Los cuentos de Ju se sitúan en un zona y esa zona tiene un trabajo específico en lo narrativo, cierto protagonismo. La zona se filtra en ritmos, como la guaracha; en horarios, la siesta;  en insectos, como los coyuyos y lo más hermoso: en la sintaxis. Por ejemplo, un personaje puede decir “-Si quieres, venite, pero hay que conseguir fuego”. Esa forma de reunir el yo y el tú que ocurre en algunas zonas del país. Quiero decir que existen múltiples formas de narrar, que la lengua tiene sus relieves, como las zonas, y celebro que los textos los tengan, que las editoriales se encarguen de dar a leer un entramado no estandarizado de voces de un país, una literatura que no es igual a sí misma, en la misma lengua uniforme.

Para cerrar estas derivas sobre la tonada, lo local y lo universal, quiero decir que en esa aparente incursión “localidad”, Ju Donzelli logra nombrar una forma específica de la desesperación actual,  una experiencia de la época: la crisis ambiental. ¿Qué es ese calor atroz que acosa a esta zona, a estos personajes?, ¿qué es esa pesadumbre que anda dando vueltas?, ¿de qué está hecha?  Eso es lo novedoso de este libro.

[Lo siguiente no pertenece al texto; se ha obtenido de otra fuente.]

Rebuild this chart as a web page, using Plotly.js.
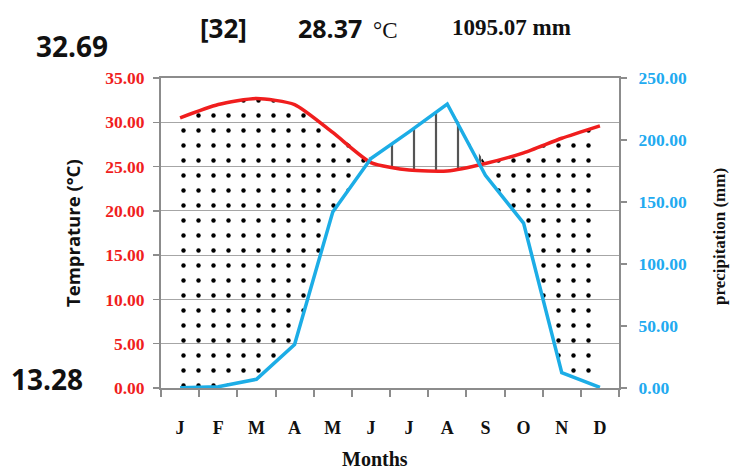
<!DOCTYPE html>
<html>
<head>
<meta charset="utf-8">
<script src="https://cdn.plot.ly/plotly-3.0.1.min.js"></script>
<style>html,body{margin:0;padding:0;background:#fff;}#chart{width:731px;height:473px;}</style>
</head>
<body>
<div id="chart"></div>
<script>
// ---- data ----
const months = ['Jan','Feb','Mar','Apr','May','Jun','Jul','Aug','Sep','Oct','Nov','Dec'];
const monthLabels = ['J','F','M','A','M','J','J','A','S','O','N','D'];
const temperature = [30.5, 32.0, 32.69, 32.0, 28.85, 25.45, 24.6, 24.5, 25.35, 26.55, 28.2, 29.6];
const precipitation = [0.3, 1.0, 7.0, 35.0, 142.0, 185.0, 206.5, 229.0, 171.5, 133.0, 12.3, 0.5];
const tempTicks = [0, 5, 10, 15, 20, 25, 30, 35];
const precTicks = [0, 50, 100, 150, 200, 250];
const T_MAX = 35, P_MAX = 250;

// precipitation expressed on the temperature axis (same vertical scale as the right axis)
const ratio = T_MAX / P_MAX;
const precOnT = precipitation.map(v => v * ratio);
const upper = temperature.map((t, i) => Math.max(t, precOnT[i]));

const RED = '#f01e1e', BLUE = '#1cade6', BLUE_TXT = '#22aaf0', GRID = '#a6a6a6', AX = '#8c8c8c';

const traces = [
  {x: months, y: precOnT, yaxis: 'y', mode: 'lines', line: {width: 0}, hoverinfo: 'skip', showlegend: false},
  {x: months, y: upper, yaxis: 'y', mode: 'lines', line: {width: 0}, fill: 'tonexty',
   fillcolor: 'rgba(0,0,0,0)',
   fillpattern: {shape: '.', size: 15, solidity: 0.07, fgcolor: '#000000', bgcolor: 'rgba(255,255,255,0)'},
   hoverinfo: 'skip', showlegend: false},
  {x: months, y: temperature, yaxis: 'y', mode: 'lines', line: {width: 0}, hoverinfo: 'skip', showlegend: false},
  {x: months, y: upper, yaxis: 'y', mode: 'lines', line: {width: 0}, fill: 'tonexty',
   fillcolor: 'rgba(0,0,0,0)',
   fillpattern: {shape: '|', size: 22, solidity: 0.1, fgcolor: '#555555', bgcolor: 'rgba(255,255,255,0)'},
   hoverinfo: 'skip', showlegend: false},
  {x: months, y: temperature, yaxis: 'y', mode: 'lines', line: {color: RED, width: 3.5, shape: 'spline', smoothing: 0.6}, showlegend: false},
  {x: months, y: precipitation, yaxis: 'y2', mode: 'lines', line: {color: BLUE, width: 3.5}, showlegend: false}
];

const L = 161, R = 619, TOP = 78, BOT = 388;
const px = x => (x - L) / (R - L);
const py = y => (BOT - y) / (BOT - TOP);

function ann(text, x, y, font, extra) {
  return Object.assign({text: text, x: px(x), y: py(y), xref: 'paper', yref: 'paper',
    xanchor: 'center', yanchor: 'middle', showarrow: false, font: font}, extra || {});
}
const sansB = (s, c) => ({family: 'Open Sans, Liberation Sans, sans-serif', size: s, color: c || '#111', weight: 'bold'});
const serifB = (s, c) => ({family: 'Liberation Serif, Times New Roman, serif', size: s, color: c || '#111', weight: 'bold'});
const serif = (s, c) => ({family: 'Liberation Serif, Times New Roman, serif', size: s, color: c || '#111'});

const layout = {
  width: 731, height: 473,
  margin: {l: L, r: 731 - R, t: TOP, b: 473 - BOT, pad: 0},
  paper_bgcolor: '#ffffff', plot_bgcolor: '#ffffff',
  showlegend: false,
  xaxis: {
    type: 'category', tickmode: 'array', tickvals: months, ticktext: monthLabels,
    tickson: 'boundaries', ticks: 'outside', ticklen: 7, tickwidth: 2, tickcolor: AX,
    showline: true, linecolor: AX, linewidth: 2, mirror: true, showgrid: false, zeroline: false,
    tickfont: serifB(18, '#111'), ticklabelstandoff: 22, range: [-0.5, 11.5]
  },
  yaxis: {
    range: [0, T_MAX], tickmode: 'array', tickvals: tempTicks, tickformat: '.2f',
    ticks: 'outside', ticklen: 6, tickwidth: 1.5, tickcolor: AX,
    showline: true, linecolor: AX, linewidth: 2, showgrid: true, gridcolor: GRID, gridwidth: 1.2,
    zeroline: false, tickfont: serifB(17.5, RED), ticklabelstandoff: 5
  },
  yaxis2: {
    range: [0, P_MAX], overlaying: 'y', side: 'right', tickmode: 'array', tickvals: precTicks, tickformat: '.2f',
    ticks: 'outside', ticklen: 6, tickwidth: 1.5, tickcolor: AX,
    showline: true, linecolor: AX, linewidth: 2, showgrid: false, zeroline: false,
    tickfont: serifB(17.5, BLUE_TXT), ticklabelstandoff: 8
  },
  annotations: [
    ann('32.69', 72, 46, sansB(28)),
    ann('13.28', 47, 379, sansB(28)),
    ann('[32]', 223, 28, sansB(26)),
    ann('28.37', 330, 28, sansB(25)),
    ann('°C', 385, 30, serif(23)),
    ann('1095.07 mm', 511, 28, serifB(23)),
    ann('Months', 375, 459, serifB(20)),
    ann('Temprature (°C)', 72, 233, sansB(18.5), {textangle: -90}),
    ann('precipitation (mm)', 719, 237, serifB(17), {textangle: -90})
  ]
};

Plotly.newPlot('chart', traces, layout, {displayModeBar: false, staticPlot: true});
</script>
</body>
</html>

Se refiere a un mal para el que tenemos pocas palabras: esta crisis, esta relación con el clima, esta asfixia. No nos da una respuesta, no moraliza, no hace pedagogía, incluso, sí, y sobre todo, se permite el humor. El verano que no llovió es también un libro divertido y gracioso, lleno de chistes y miradas disparatadas, y por eso reales, sobre el mundo. Nos deja con los propios veranos, los propios incendios, la rareza, el ahogo, pero también la sorpresa, todo a la vez. Sin necesidad de panfletos, vemos, junto con sus personajes, que el calor crece, el río se angosta, los niños se enrarecen y los bichos se politizan, se hacen o ya eran un poco queer, el deseo brota.  ¿Qué te han hecho a vos y que te harán los veranos sin lluvia?